It is funny how emotion sneaks up on you when you least expect it. I think of myself as hard as nails in matters of news and information because I have spent so many years in that world and
I understand the necessity of keeping emotions under control so a story can be told with accuracy. That doesn’t mean you don’t care about things only that you remain under control. A journalism professor many years ago said, “Remember Jim; nobody cares what YOU think about anything!”
All of that may be true but it was the repatriation this month of the body of the Unknown Soldier from the Great War to Newfoundland’s shores that “gave me pause” and touched something deep within me. It took a while to figure out why that was so. I have been to Beaumont Hamel three times. In fact, I have been several times to all the battlefields of the Royal Newfoundland Regiment in France and in Belgium on what is known as The Trail of the Caribou. I have walked the fields and been in the trenches and knelt in the cemeteries. I know the story well.
They have been endlessly fascinating journeys. On one of those visits on the 75th anniversary of July 1, 1916 I was lucky enough to have met with each of the last two survivors of that grim day at Beaumont Hamel. Abe Mullet and Walter Tobin, then in their 90s, told me in separate interviews that Beaumont Habel was a terrible mistake and an endeavor that every soldier going over the top knew would fail. Abe Mullet even offered the opinion that the military leadership was just trying to make a reputation. Abe called that leadership ‘The Big Fella’. I assumed he was talking about Field Marshall Douglas Haig. I learned much over the years about July 1st and the Somme and First World War in general. I learned what a waste it all was, but I knew that anyway.
The First World War story I knew, however, as a logistical story. It was a story of numbers into battle, numbers of dead, numbers of wounded, numbers of survivors. There were stories of endurance, stories of loss and stories of bravery. That was all part of it. I have seen the now quiet graveyards of Newfoundland soldiers and British soldiers and French soldiers and in northern France a graveyard for German soldiers. It all made for complicated stories about the events of war. It was a terrible war of wastage that shaped Newfoundland in ways we can only talk of in terms of speculation. The great question for Newfoundland from the Somme and from the entire war is what might have been if we had not lost a generation of our best and bravest young men.
All of that has filled me with curiosity over the years. I am a student of history but not an historian. I am a teller of stories. That changed a couple of weeks ago when the body of a fallen Newfoundland soldier was brought home to be buried at the War Memorial. What struck me was that there was a casket and hearse. It was all so very real. It wasn’t a museum or a fact sheet or a tribute. It was man who was coming home more than a century after going overseas to fight for his country. Newfoundland was a country at the time. It would be many years before we would become a part of Canada.

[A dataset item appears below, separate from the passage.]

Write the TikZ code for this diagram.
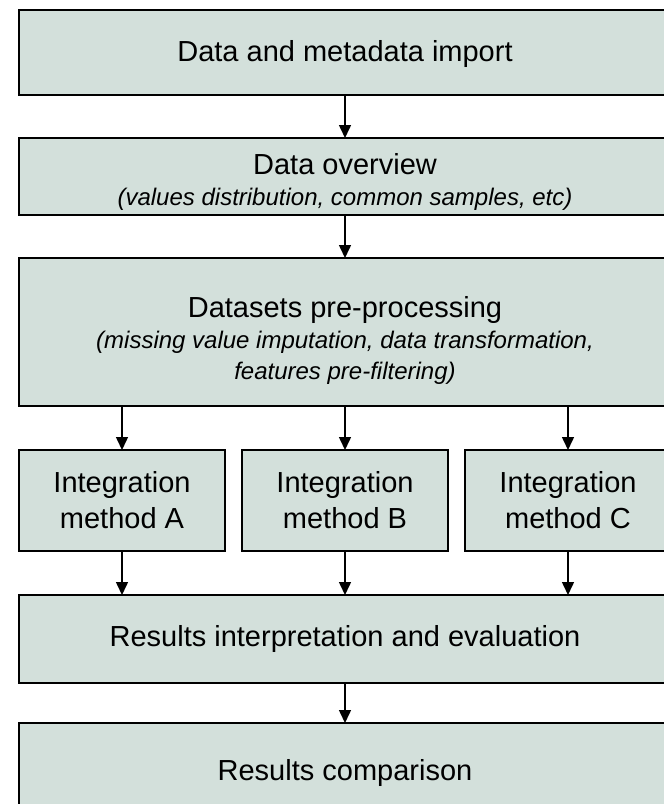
\documentclass[tikz,border=0pt]{standalone}
\usepackage{fontspec}
\setmainfont{Liberation Sans}
\usetikzlibrary{arrows.meta}
\definecolor{boxfill}{RGB}{211,224,219}
\tikzset{
  flowbox/.style={draw=black, line width=2pt, fill=boxfill, rectangle, inner sep=0pt, outer sep=0pt, align=center, text=black},
  mainfont/.style={font=\fontsize{29}{36}\selectfont},
  subfont/.style={font=\fontsize{24}{31}\selectfont},
  flowarrow/.style={draw=black, line width=1.5pt, -{Triangle[width=12pt,length=13pt]}}
}
\newcommand{\boxtitle}[2]{{\fontsize{29}{31}\selectfont\rule{0pt}{#1}#2}}
\begin{document}
\begin{tikzpicture}[x=1pt,y=-1pt]
\useasboundingbox (0,0) rectangle (664,804);
\clip (0,0) rectangle (664,804);
\node[flowbox, mainfont, minimum width=652pt, minimum height=85pt] (imp) at (345,52.5) {\rule{0pt}{25pt}Data and metadata import};
\node[flowbox, subfont, minimum width=652pt, minimum height=77pt] (ovw) at (345,176.5) {\boxtitle{32pt}{Data overview}\\ \itshape (values distribution, common samples, etc)};
\node[flowbox, subfont, minimum width=652pt, minimum height=148pt] (pre) at (345,332) {\boxtitle{38pt}{Datasets pre-processing}\\ \itshape (missing value imputation, data transformation,\\ \itshape features pre-filtering)};
\node[flowbox, mainfont, minimum width=206pt, minimum height=101pt] (ma) at (122,500.5) {Integration\\method A};
\node[flowbox, mainfont, minimum width=206pt, minimum height=101pt] (mb) at (345,500.5) {Integration\\method B};
\node[flowbox, mainfont, minimum width=206pt, minimum height=101pt] (mc) at (568,500.5) {Integration\\method C};
\node[flowbox, mainfont, minimum width=652pt, minimum height=88pt] (res) at (345,639) {Results interpretation and evaluation};
\node[flowbox, minimum width=652pt, minimum height=104pt] (cmp) at (345,775) {};
\node[mainfont, inner sep=0pt] (cmptext) at (345,773) {Results comparison};
\draw[flowarrow] (imp.south) -- (ovw.north);
\draw[flowarrow] (ovw.south) -- (pre.north);
\draw[flowarrow] (ma.north |- pre.south) -- (ma.north);
\draw[flowarrow] (mb.north |- pre.south) -- (mb.north);
\draw[flowarrow] (mc.north |- pre.south) -- (mc.north);
\draw[flowarrow] (ma.south) -- (ma.south |- res.north);
\draw[flowarrow] (mb.south) -- (mb.south |- res.north);
\draw[flowarrow] (mc.south) -- (mc.south |- res.north);
\draw[flowarrow] (res.south) -- (cmp.north);
\end{tikzpicture}
\end{document}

I understood hearse and casket. My mother had a hearse. My Father had a hearse. My brother had a hearse. Behind the hearse as it made it way from the airport through St. John’s streets was Premier Andrew Furey. His place was that of chief mourner. That was appropriate since nobody knew or will know the name of the young Newfoundland man killed so long ago so the Premier mourns on behalf of all families. Fair enough.
The questions arise. Like so many others did this young soldier enlisted thinking, like many of his comrades, that it would all be over by Christmas. Was he single? Was he married? Where was he from? Was he a St. John’s corner boy or was he from some tiny fishing community? Was he a boy of the Methodist Guards or the Catholic Cadet Corps or any of the other paramilitary religious organizations that preached the gospel of “King and country”? Why did he enlist? Most importantly, who did he leave behind to mourn without a body to mourn over? A grim lyric comes to us from an old Irish song.
“Well, I hope you died quick and I hope you died clean.”
That is a grim thought, but it too is part of war. We don’t know and will never know the name of our Unknown Soldier, but we will honor him. His place will be special. Like many of us, I will think of him. I thought of him when I saw people quietly applauding as he was brought into St. John’s from the airport. No words, no music. There was just a respectable applause for someone who died a very long time ago in place that was far away. It was applause for someone finally coming home.